Visit the Pearl Experience Centre @pearlmarbleinc82/1, Jigani Industrial Area, Anekal Taluk, Bengaluru

+91 97427 00222 | +91 98459 11555

www.pearlmarble.in

Frequently Asked Questions

Q1: What is the difference between Calacatta and Carrara marble?

Carrara has a soft, cool white background with fine, subtle grey veining. Calacatta has a brighter white background with bolder, more dramatic veining  –  often with warm gold or grey tones. Calacatta is rarer and commands a premium; Carrara offers wide availability with timeless, quiet elegance.

Q2: Is Statuario marble available in Bangalore?

Yes. Pearl Marble stocks authentic Italian Statuario at its Jigani facility in Bangalore. Given its relative rarity, availability of specific lot quantities for large projects should be confirmed early in the design process.

Q3: Which Italian marble is best for a kitchen island in Bangalore?

Calacatta Gold is the most specified Italian marble for luxury kitchen islands in Bangalore. Its warm white background and bold veining read beautifully at counter scale and under kitchen lighting conditions. Proper sealing is essential, particularly given Bangalore’s monsoon humidity.

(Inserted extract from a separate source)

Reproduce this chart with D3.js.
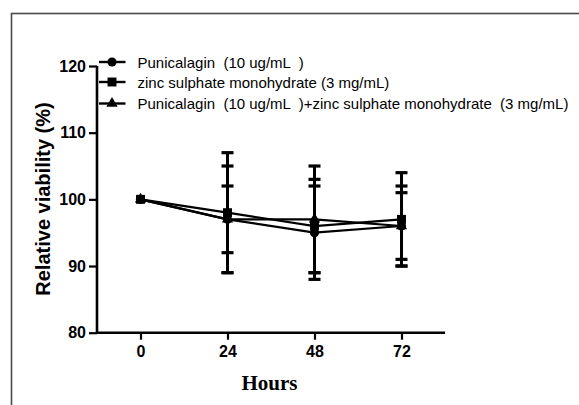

Q4: Why does Italian marble from Bangalore showrooms look different from photos online?

Marble’s appearance is fundamentally affected by lighting. Online photographs are typically taken in controlled or enhanced lighting. The same marble in a different light  –  especially under artificial showroom lighting vs. natural light  –  can look significantly different. Always view Italian marble in natural light before finalising your selection.

Q5: How much does Calacatta marble cost compared to Carrara in Bangalore?

Calacatta is typically 2–4 times the price of Carrara, depending on the specific sub-variety, slab size, and availability at time of purchase. Statuario falls between the two. Pearl Marble’s consultants can provide current pricing and availability for specific project requirements.